China Stocks Dip as Strait of Hormuz Tensions and Inflation Data Loom
Markets · 2026
Photo · Eleanor Whitfield for Daily Digest Invest
By Eleanor Whitfield Markets Editor-in-Chief Jul 8, 2026 4 min read

Chinese shares ended lower on Tuesday as geopolitical tensions around the Strait of Hormuz and anticipation of key inflation data kept investors cautious. The Shanghai Composite fell 0.5%, while the Shenzhen Component slid 1.9%, reflecting a broad risk-off mood in mainland markets.

What's behind the sell-off?

The immediate trigger was a spike in Middle East tensions. US Central Command said it struck more than 80 targets after attacks on three oil tankers in the Strait of Hormuz, according to BBC News. The strait is a critical chokepoint for global oil shipments, and any disruption there can quickly push up crude prices and shipping costs.

For China, the world's largest importer of crude oil, higher energy costs are a direct headwind. Rising oil prices increase fuel and transport expenses for businesses, which can feed into consumer prices and factory-gate inflation. That's why markets are now watching China's June inflation data, due later this week, more closely than usual.

Economists tracked by Trading Economics expect June consumer price inflation (CPI) to ease to 1.1% year on year, down from May's 1.2%. Producer price index (PPI) data is also due on the same day. If energy and freight costs push inflation above expectations, it could limit the room for policymakers to support growth without stoking price pressures.

Why the Strait of Hormuz matters for Chinese markets

The Strait of Hormuz is a narrow waterway between Iran and Oman, through which about 20% of the world's oil passes. Any military escalation there raises the risk of supply disruptions, which can send oil prices higher and increase volatility in energy markets. For a net oil importer like China, that means higher import bills and potential margin pressure for industries reliant on fuel and raw materials.

This isn't the first time this year that Hormuz tensions have rattled markets. Earlier this month, Gulf stocks slid as tensions pushed oil above $76, and the dollar held near a one-week high as risk-off sentiment spread.

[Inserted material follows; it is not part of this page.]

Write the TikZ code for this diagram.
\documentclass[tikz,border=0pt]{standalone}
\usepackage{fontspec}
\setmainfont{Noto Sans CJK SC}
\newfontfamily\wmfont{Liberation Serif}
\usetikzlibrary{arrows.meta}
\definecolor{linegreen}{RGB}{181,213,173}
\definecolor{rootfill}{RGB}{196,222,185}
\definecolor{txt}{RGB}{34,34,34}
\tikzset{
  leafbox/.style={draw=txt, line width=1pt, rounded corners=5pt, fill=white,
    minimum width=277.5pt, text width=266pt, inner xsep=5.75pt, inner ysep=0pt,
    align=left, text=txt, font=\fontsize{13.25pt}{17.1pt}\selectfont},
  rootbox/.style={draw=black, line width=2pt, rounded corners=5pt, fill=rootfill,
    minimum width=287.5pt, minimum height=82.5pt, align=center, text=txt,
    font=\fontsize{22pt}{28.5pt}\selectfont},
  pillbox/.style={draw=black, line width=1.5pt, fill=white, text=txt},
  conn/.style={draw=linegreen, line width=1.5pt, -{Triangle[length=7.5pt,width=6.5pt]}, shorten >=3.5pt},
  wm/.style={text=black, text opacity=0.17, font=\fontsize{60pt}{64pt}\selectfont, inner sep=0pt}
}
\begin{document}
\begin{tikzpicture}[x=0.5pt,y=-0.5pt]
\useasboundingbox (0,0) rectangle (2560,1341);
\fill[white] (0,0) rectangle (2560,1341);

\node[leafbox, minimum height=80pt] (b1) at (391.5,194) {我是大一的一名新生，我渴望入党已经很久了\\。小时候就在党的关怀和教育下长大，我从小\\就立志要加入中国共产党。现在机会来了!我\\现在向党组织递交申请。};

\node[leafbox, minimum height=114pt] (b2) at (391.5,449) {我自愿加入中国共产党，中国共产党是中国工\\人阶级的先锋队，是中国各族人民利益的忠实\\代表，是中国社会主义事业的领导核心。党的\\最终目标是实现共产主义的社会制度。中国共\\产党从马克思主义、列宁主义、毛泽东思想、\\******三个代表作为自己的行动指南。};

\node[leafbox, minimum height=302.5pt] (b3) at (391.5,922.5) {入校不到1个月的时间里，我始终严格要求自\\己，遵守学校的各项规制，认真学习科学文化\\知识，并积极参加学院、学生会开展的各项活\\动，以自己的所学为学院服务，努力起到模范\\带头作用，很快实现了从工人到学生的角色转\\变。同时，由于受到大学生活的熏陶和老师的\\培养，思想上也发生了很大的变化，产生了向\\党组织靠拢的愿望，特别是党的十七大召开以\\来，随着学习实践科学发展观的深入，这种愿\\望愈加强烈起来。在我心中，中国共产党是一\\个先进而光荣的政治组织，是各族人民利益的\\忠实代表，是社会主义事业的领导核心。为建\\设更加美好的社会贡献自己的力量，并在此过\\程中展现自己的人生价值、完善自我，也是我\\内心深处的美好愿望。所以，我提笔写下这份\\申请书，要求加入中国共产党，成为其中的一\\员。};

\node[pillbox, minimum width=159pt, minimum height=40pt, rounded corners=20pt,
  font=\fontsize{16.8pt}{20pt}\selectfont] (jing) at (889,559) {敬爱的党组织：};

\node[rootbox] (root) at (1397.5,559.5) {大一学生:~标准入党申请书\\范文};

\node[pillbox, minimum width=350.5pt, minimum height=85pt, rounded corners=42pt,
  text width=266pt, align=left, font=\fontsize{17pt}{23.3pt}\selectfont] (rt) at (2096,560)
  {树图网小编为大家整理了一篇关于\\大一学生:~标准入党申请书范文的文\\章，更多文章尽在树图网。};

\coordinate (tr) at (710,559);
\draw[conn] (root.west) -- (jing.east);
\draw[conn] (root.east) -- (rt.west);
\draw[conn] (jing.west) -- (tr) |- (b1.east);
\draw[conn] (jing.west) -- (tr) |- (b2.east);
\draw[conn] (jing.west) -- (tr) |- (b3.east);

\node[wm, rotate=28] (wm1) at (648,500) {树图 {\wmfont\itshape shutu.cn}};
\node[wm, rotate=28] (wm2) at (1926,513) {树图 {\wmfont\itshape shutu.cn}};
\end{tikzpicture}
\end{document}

The impact has also been felt in other Asian markets: the Indian rupee slipped to 95.16 as oil surged, and Indian stocks fell on higher import costs.

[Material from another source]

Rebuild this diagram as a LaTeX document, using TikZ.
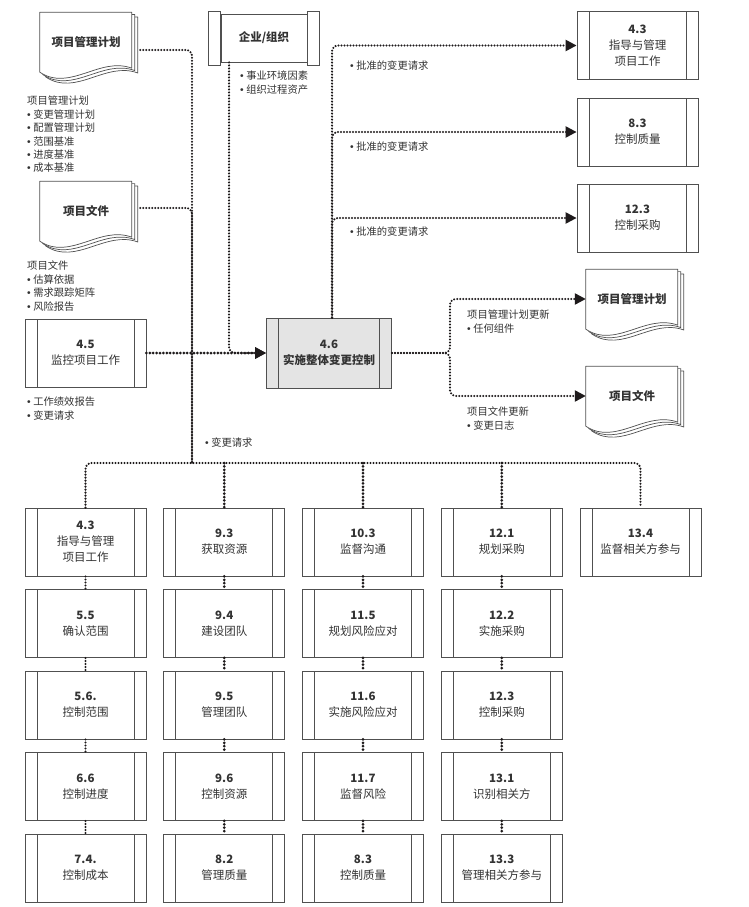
\documentclass[tikz,border=0pt]{standalone}
\usepackage{fontspec}
\setmainfont{Noto Sans CJK SC}
\newfontfamily\latinfont{Liberation Sans}
\usepackage{tikz}
\usetikzlibrary{positioning, arrows.meta, backgrounds}
\definecolor{inkGrey}{RGB}{51,51,51}
\definecolor{lineGrey}{RGB}{80,80,80}
\definecolor{dotBlack}{RGB}{30,26,27}
\definecolor{fillGrey}{RGB}{228,228,228}

% small bullet for the lists
\newcommand{\bul}{{\latinfont •}\hspace{2.5pt}}

% stacked sheets behind a document node
\newcommand{\docsheets}[1]{%
  \begin{scope}[on background layer, shift={(#1.south west)}]
    \foreach \s in {6,3,0}
      \draw[docline, shift={(\s,0.8*\s)}] (0,0) -- (0,-60) -- (92,-60) -- (92,-4)
        .. controls (60,-16) and (30,20) .. (0,0) -- cycle;
  \end{scope}}

\begin{document}
\begin{tikzpicture}[x=1pt, y=-1pt,
  proc/.style={draw=lineGrey, line width=0.8pt, fill=white, minimum width=121pt, minimum height=68pt,
    inner sep=0pt, align=center, text=inkGrey, font=\fontsize{11.5}{16}\selectfont,
    path picture={\draw[lineGrey, line width=0.8pt]
      ([xshift=12pt]path picture bounding box.north west) -- ([xshift=12pt]path picture bounding box.south west)
      ([xshift=-12pt]path picture bounding box.north east) -- ([xshift=-12pt]path picture bounding box.south east);}},
  docnode/.style={minimum width=92pt, minimum height=60pt, inner sep=0pt, text=inkGrey,
    font=\fontsize{11.5}{16}\selectfont\bfseries},
  docline/.style={draw=lineGrey, line width=0.7pt, fill=white, line join=round},
  lbl/.style={anchor=north west, inner sep=0pt, align=left, text=inkGrey, font=\fontsize{10.3}{13.4}\selectfont},
  flow/.style={dotBlack, line width=2.3pt, line cap=round, dash pattern=on 0pt off 3pt},
  boldflow/.style={flow, line width=3pt, dash pattern=on 0pt off 3.4pt},
  arrowed/.style={-{Triangle[length=11pt,width=11pt]}}]

\begin{scope}[on background layer]
  \fill[white] (0,0) rectangle (749,907);
\end{scope}
\useasboundingbox (0,0) rectangle (749,907);

% Inputs
\node[docnode] (pmpIn) at (86,42) {项目管理计划};
\docsheets{pmpIn}
\node[lbl] (lblPmp) at (27,96) {项目管理计划\\\bul 变更管理计划\\\bul 配置管理计划\\\bul 范围基准\\\bul 进度基准\\\bul 成本基准};

\node[docnode] (pdIn) at (86,211) {项目文件};
\docsheets{pdIn}
\node[lbl] (lblPd) at (27,261) {项目文件\\\bul 估算依据\\\bul 需求跟踪矩阵\\\bul 风险报告};

\node[proc] (pmc) at (85.5,353) {\textbf{4.5}\\监控项目工作};
\node[lbl] (lblPmc) at (27,397) {\bul 工作绩效报告\\\bul 变更请求};

\node[draw=lineGrey, line width=0.8pt, minimum width=86pt, minimum height=48pt, text=inkGrey,
  font=\fontsize{11.5}{16}\selectfont\bfseries] (org) at (264,38) {企业/组织};
\draw[lineGrey, line width=0.8pt] ([yshift=2pt]org.north west) rectangle ([xshift=-12pt,yshift=-3pt]org.south west);
\draw[lineGrey, line width=0.8pt] ([yshift=2pt]org.north east) rectangle ([xshift=12pt,yshift=-3pt]org.south east);
\node[lbl] (lblOrg) at (240,71) {\bul 事业环境因素\\\bul 组织过程资产};

% Process
\node[proc, fill=fillGrey, minimum width=125pt, minimum height=70pt, font=\fontsize{11.5}{16}\selectfont\bfseries]
  (icc) at (329,353) {4.6\\实施整体变更控制};

% Outputs
\foreach \name/\y/\num/\txt in {rDirect/45.5/4.3/{指导与管理\\项目工作}, rQuality/132/8.3/控制质量, rProcure/218/12.3/控制采购}
  \node[proc] (\name) at (637.5,\y) {\textbf{\num}\\\txt};
\foreach \y in {61,142,227}
  \node[lbl] (lblAcr\y) at (350,\y) {\bul 批准的变更请求};

\node[docnode] (pmpOut) at (632,299) {项目管理计划};
\docsheets{pmpOut}
\node[lbl] (lblPmpUp) at (467,310) {项目管理计划更新\\\bul 任何组件};

\node[docnode] (pdOut) at (632,396) {项目文件};
\docsheets{pdOut}
\node[lbl] (lblPdUp) at (467,407) {项目文件更新\\\bul 变更日志};

% Related processes
\foreach \c/\r/\num/\txt in {1/1/4.3/{指导与管理\\项目工作}, 1/2/5.5/确认范围, 1/3/5.6./控制范围, 1/4/6.6/控制进度, 1/5/7.4./控制成本,
    2/1/9.3/获取资源, 2/2/9.4/建设团队, 2/3/9.5/管理团队, 2/4/9.6/控制资源, 2/5/8.2/管理质量,
    3/1/10.3/监督沟通, 3/2/11.5/规划风险应对, 3/3/11.6/实施风险应对, 3/4/11.7/监督风险, 3/5/8.3/控制质量,
    4/1/12.1/规划采购, 4/2/12.2/实施采购, 4/3/12.3/控制采购, 4/4/13.1/识别相关方, 4/5/13.3/管理相关方参与,
    5/1/13.4/监督相关方参与}
  \node[proc] (g\c\r) at ({85.5+138.75*(\c-1)}, {542+81.5*(\r-1)}) {\textbf{\num}\\\txt};
\node[lbl] (lblCr) at (205,438) {\bul 变更请求};

% Connectors
\coordinate (bus) at (192,463);
\coordinate (split) at (450,353);
\draw[flow, rounded corners=6pt] ([xshift=8pt,yshift=-8pt]pmpIn.east) -| (bus);
\draw[flow, rounded corners=6pt] ([xshift=8pt,yshift=3pt]pdIn.east) -| (bus);
\draw[flow, arrowed, rounded corners=6pt] ([xshift=-35pt]org.south) |- (icc.west);
\draw[boldflow, arrowed] (pmc) -- (icc);
\foreach \t in {rDirect, rQuality, rProcure}
  \draw[flow, arrowed, rounded corners=6pt] ([xshift=3pt]icc.north) |- (\t.west);
\draw[flow, arrowed, rounded corners=6pt] (icc.east) -- (split) |- (pmpOut.west);
\draw[flow, arrowed, rounded corners=6pt] (icc.east) -- (split) |- (pdOut.west);
\draw[flow, rounded corners=6pt] (g11.north) |- (bus) -| (g51.north);
\foreach \c in {2,3,4}
  \draw[boldflow] (g\c1.north |- bus) -- (g\c1.north);
\foreach \r [count=\n from 2] in {1,...,4} {
  \draw[flow] (g1\r.south) -- (g1\n.north);
  \foreach \c in {2,3,4}
    \draw[boldflow] (g\c\r.south) -- (g\c\n.north);
}
\end{tikzpicture}
\end{document}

For Chinese investors, the key concern is that higher oil prices could feed into inflation just as the economy is trying to recover. If consumer or producer prices come in hotter than expected, the People's Bank of China (PBOC) may have less flexibility to cut interest rates or inject stimulus. That could dampen the risk-on sentiment that has supported mainland stocks in recent months.

What it means for investors

The combination of geopolitical risk and domestic data creates a tricky environment for equity investors. The Shanghai Composite and Shenzhen Component are broad benchmarks that reflect overall market sentiment, and they are particularly sensitive to shifts in policy expectations.

If inflation data comes in below the 1.1% forecast, it could reassure markets that the PBOC has room to ease policy if needed. But if energy costs push inflation higher, the opposite could happen: investors may price in less stimulus, which could weigh on stocks further. The modest 1.1% baseline makes the data release a potential trigger for volatility, especially with Hormuz tensions still simmering.

For now, the market is in a wait-and-see mode. The inflation numbers will be the next big test, but the broader backdrop of Middle East instability means that any escalation could quickly overshadow domestic data. Investors should keep an eye on oil prices and shipping costs as leading indicators of how the situation might affect Chinese equities.

In short, Tuesday's dip is a reminder that even domestic-focused markets like China's are not immune to global geopolitical shocks. The interplay between energy prices, inflation, and policy flexibility will be the key theme to watch in the days ahead.